(INFORMATION PROVIDED):

---------------

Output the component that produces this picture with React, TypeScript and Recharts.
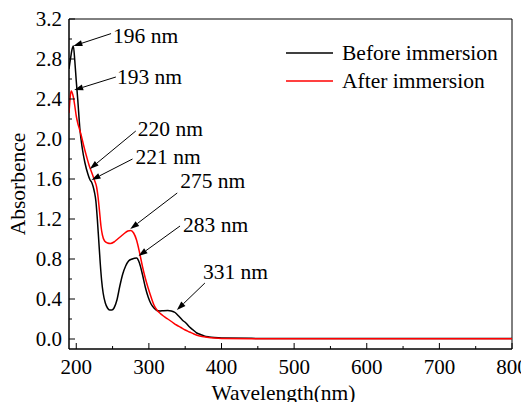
import React from "react";
import {
  LineChart,
  Line,
  XAxis,
  YAxis,
  ReferenceArea,
  ReferenceDot,
  Legend,
  Label,
} from "recharts";

// UV-Vis absorbance spectra
const wavelengthBefore = [
  190, 192, 194, 196, 198, 200, 202, 205, 208, 212,
  216, 219, 221, 223, 225, 227, 229, 231, 233, 235,
  237, 240, 243, 246, 249, 252, 256, 260, 264, 268,
  272, 277, 283, 287, 291, 295, 299, 303, 307, 311,
  315, 320, 326, 331, 336, 341, 346, 351, 356, 361,
  366, 371, 376, 383, 390, 400, 450, 500, 600, 700,
  800,
];
const absorbanceBefore = [
  2.70, 2.80, 2.89, 2.93, 2.78, 2.58, 2.40, 2.10, 1.92, 1.76,
  1.65, 1.59, 1.57, 1.53, 1.47, 1.38, 1.20, 0.98, 0.76, 0.58,
  0.46, 0.36, 0.31, 0.29, 0.29, 0.31, 0.39, 0.53, 0.65, 0.73,
  0.78, 0.80, 0.81, 0.76, 0.65, 0.52, 0.42, 0.35, 0.31, 0.285,
  0.28, 0.283, 0.285, 0.28, 0.265, 0.23, 0.19, 0.16, 0.12, 0.09,
  0.06, 0.045, 0.03, 0.02, 0.014, 0.009, 0.006, 0.005, 0.004, 0.004,
  0.004,
];

const wavelengthAfter = [
  190, 191, 192, 193, 194, 196, 198, 200, 202, 204,
  207, 210, 214, 218, 220, 222, 225, 228, 230, 232,
  234, 236, 239, 243, 247, 252, 257, 262, 267, 271,
  275, 279, 283, 287, 291, 295, 299, 303, 307, 311,
  315, 320, 326, 332, 338, 344, 350, 356, 362, 370,
  380, 390, 400, 450, 500, 600, 700, 800,
];
const absorbanceAfter = [
  2.26, 2.36, 2.44, 2.48, 2.47, 2.42, 2.33, 2.23, 2.16, 2.11,
  2.03, 1.94, 1.83, 1.73, 1.69, 1.65, 1.59, 1.52, 1.42, 1.28,
  1.13, 1.04, 0.98, 0.96, 0.955, 0.97, 1.00, 1.03, 1.06, 1.08,
  1.085, 1.06, 0.99, 0.87, 0.73, 0.61, 0.51, 0.42, 0.34, 0.29,
  0.26, 0.23, 0.20, 0.17, 0.14, 0.115, 0.09, 0.07, 0.05, 0.03,
  0.018, 0.01, 0.006, 0.003, 0.002, 0.002, 0.002, 0.002,
];

const seriesNames = ["Before immersion", "After immersion"];

const xTicks = [200, 250, 300, 350, 400, 450, 500, 550, 600, 650, 700, 750, 800];
const yTicks = [0, 0.2, 0.4, 0.6, 0.8, 1.0, 1.2, 1.4, 1.6, 1.8, 2.0, 2.2, 2.4, 2.6, 2.8, 3.0, 3.2];

// Peak annotations: wavelength and which spectrum it belongs to
const peakWavelengths = [196, 193, 220, 221, 275, 283, 331];
const peakSeries = ["before", "after", "after", "before", "after", "before", "before"];

// Arrow placement in pixels: tip nudge, tail offset and text offset relative to the tip
const peakLayout = [
  { nx: 0, ny: 0, tx: 37.7, ty: -12.4, lx: 39.7, ly: -9.7 },
  { nx: 3, ny: -1, tx: 41.7, ty: -13, lx: 42.7, ly: -13 },
  { nx: -1, ny: -1, tx: 46, ty: -38, lx: 48, ly: -40 },
  { nx: 0, ny: -2, tx: 41, ty: -21, lx: 44, ly: -23 },
  { nx: -0.5, ny: -1.5, tx: 47, ty: -36, lx: 50, ly: -48 },
  { nx: 2, ny: -2, tx: 41.5, ty: -30, lx: 44.5, ly: -31 },
  { nx: 5.5, ny: -1, tx: 28, ty: -27, lx: 26, ly: -38 },
];

const FONT = "'Liberation Serif', 'Times New Roman', serif";
const textStyle = { fontFamily: FONT };

const beforeData = wavelengthBefore.map((wl, i) => ({ wl, a: absorbanceBefore[i] }));
const afterData = wavelengthAfter.map((wl, i) => ({ wl, a: absorbanceAfter[i] }));

const valueAt = (series: string, wl: number) => {
  const xs = series === "before" ? wavelengthBefore : wavelengthAfter;
  const ys = series === "before" ? absorbanceBefore : absorbanceAfter;
  return ys[xs.indexOf(wl)];
};

const XTick = (props: any) => {
  const { x, y, payload } = props;
  const v = payload.value;
  const major = v % 100 === 0;
  return (
    <g>
      <line x1={x} x2={x} y1={y} y2={y - (major ? 6 : 3)} stroke="#000" strokeWidth={1} />
      {major && (
        <text x={x} y={y + 24.5} textAnchor="middle" style={textStyle} fontSize={21} fill="#000">
          {v}
        </text>
      )}
    </g>
  );
};

const YTick = (props: any) => {
  const { x, y, payload } = props;
  const v = payload.value;
  const major = Math.round(v * 10) % 4 === 0;
  return (
    <g>
      <line x1={x} x2={x + (major ? 6 : 3)} y1={y} y2={y} stroke="#000" strokeWidth={1} />
      {major && (
        <text x={x - 7} y={y + 7} textAnchor="end" style={textStyle} fontSize={21} fill="#000">
          {v.toFixed(1)}
        </text>
      )}
    </g>
  );
};

const makeArrow = (text: string, layout: any) => (props: any) => {
  const { cx, cy } = props;
  const px = cx + layout.nx;
  const py = cy + layout.ny;
  const qx = px + layout.tx;
  const qy = py + layout.ty;
  const len = Math.hypot(qx - px, qy - py);
  const ux = (qx - px) / len;
  const uy = (qy - py) / len;
  const hl = 9;
  const hw = 3;
  const bx = px + ux * hl;
  const by = py + uy * hl;
  const head = `${px},${py} ${bx - uy * hw},${by + ux * hw} ${bx + uy * hw},${by - ux * hw}`;
  return (
    <g>
      <line x1={bx} y1={by} x2={qx} y2={qy} stroke="#000" strokeWidth={1} />
      <polygon points={head} fill="#000" />
      <text x={px + layout.lx} y={py + layout.ly + 7} style={textStyle} fontSize={21.5} fill="#000">
        {text}
      </text>
    </g>
  );
};

const LegendBox = () => (
  <svg width={230} height={60} style={{ display: "block" }}>
    {seriesNames.map((name, i) => (
      <g key={name}>
        <line
          x1={0}
          x2={47}
          y1={14 + i * 28}
          y2={14 + i * 28}
          stroke={i === 0 ? "#000" : "#ff0000"}
          strokeWidth={1.5}
        />
        <text x={56} y={21 + i * 28} style={textStyle} fontSize={21.5} fill="#000">
          {name}
        </text>
      </g>
    ))}
  </svg>
);

export default function App() {
  return (
    <LineChart width={521} height={394} margin={{ top: 11, right: 17, left: 0, bottom: 0 }}>
      <XAxis
        dataKey="wl"
        type="number"
        domain={[190, 800]}
        ticks={xTicks}
        interval={0}
        allowDataOverflow
        height={53}
        tickSize={0}
        tickMargin={0}
        tick={<XTick />}
        tickLine={false}
        axisLine={{ stroke: "#000", strokeWidth: 1 }}
      >
        <Label
          content={() => (
            <text x={275.5} y={392} textAnchor="middle" style={textStyle} fontSize={21.5} fill="#000">
              Wavelength(nm)
            </text>
          )}
        />
      </XAxis>
      <YAxis
        type="number"
        domain={[-0.1, 3.2]}
        ticks={yTicks}
        interval={0}
        allowDataOverflow
        width={61}
        tickSize={0}
        tickMargin={0}
        tick={<YTick />}
        tickLine={false}
        axisLine={{ stroke: "#000", strokeWidth: 1 }}
      >
        <Label
          content={() => (
            <text
              x={17}
              y={176}
              transform="rotate(-90 17 176)"
              textAnchor="middle"
              style={textStyle}
              fontSize={21.5}
              fill="#000"
            >
              Absorbence
            </text>
          )}
        />
      </YAxis>
      <ReferenceArea
        x1={190}
        x2={800}
        y1={-0.1}
        y2={3.2}
        fill="none"
        stroke="#000"
        strokeWidth={1}
        ifOverflow="visible"
      />
      <Line
        data={beforeData}
        dataKey="a"
        name={seriesNames[0]}
        type="monotone"
        stroke="#000"
        strokeWidth={1.5}
        dot={false}
        isAnimationActive={false}
      />
      <Line
        data={afterData}
        dataKey="a"
        name={seriesNames[1]}
        type="monotone"
        stroke="#ff0000"
        strokeWidth={1.5}
        dot={false}
        isAnimationActive={false}
      />
      {peakWavelengths.map((wl, i) => (
        <ReferenceDot
          key={`${wl}-${i}`}
          x={wl}
          y={valueAt(peakSeries[i], wl)}
          r={1}
          ifOverflow="visible"
          shape={makeArrow(`${wl} nm`, peakLayout[i])}
        />
      ))}
      <Legend
        layout="horizontal"
        verticalAlign="middle"
        align="center"
        content={() => <LegendBox />}
        wrapperStyle={{ position: "absolute", left: 278, top: 31, width: 230, height: 60 }}
      />
    </LineChart>
  );
}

---------------

(CHALLENGE): Give only the number of lines in the material above that hold the word "React".

(FINISHED ANSWER): 2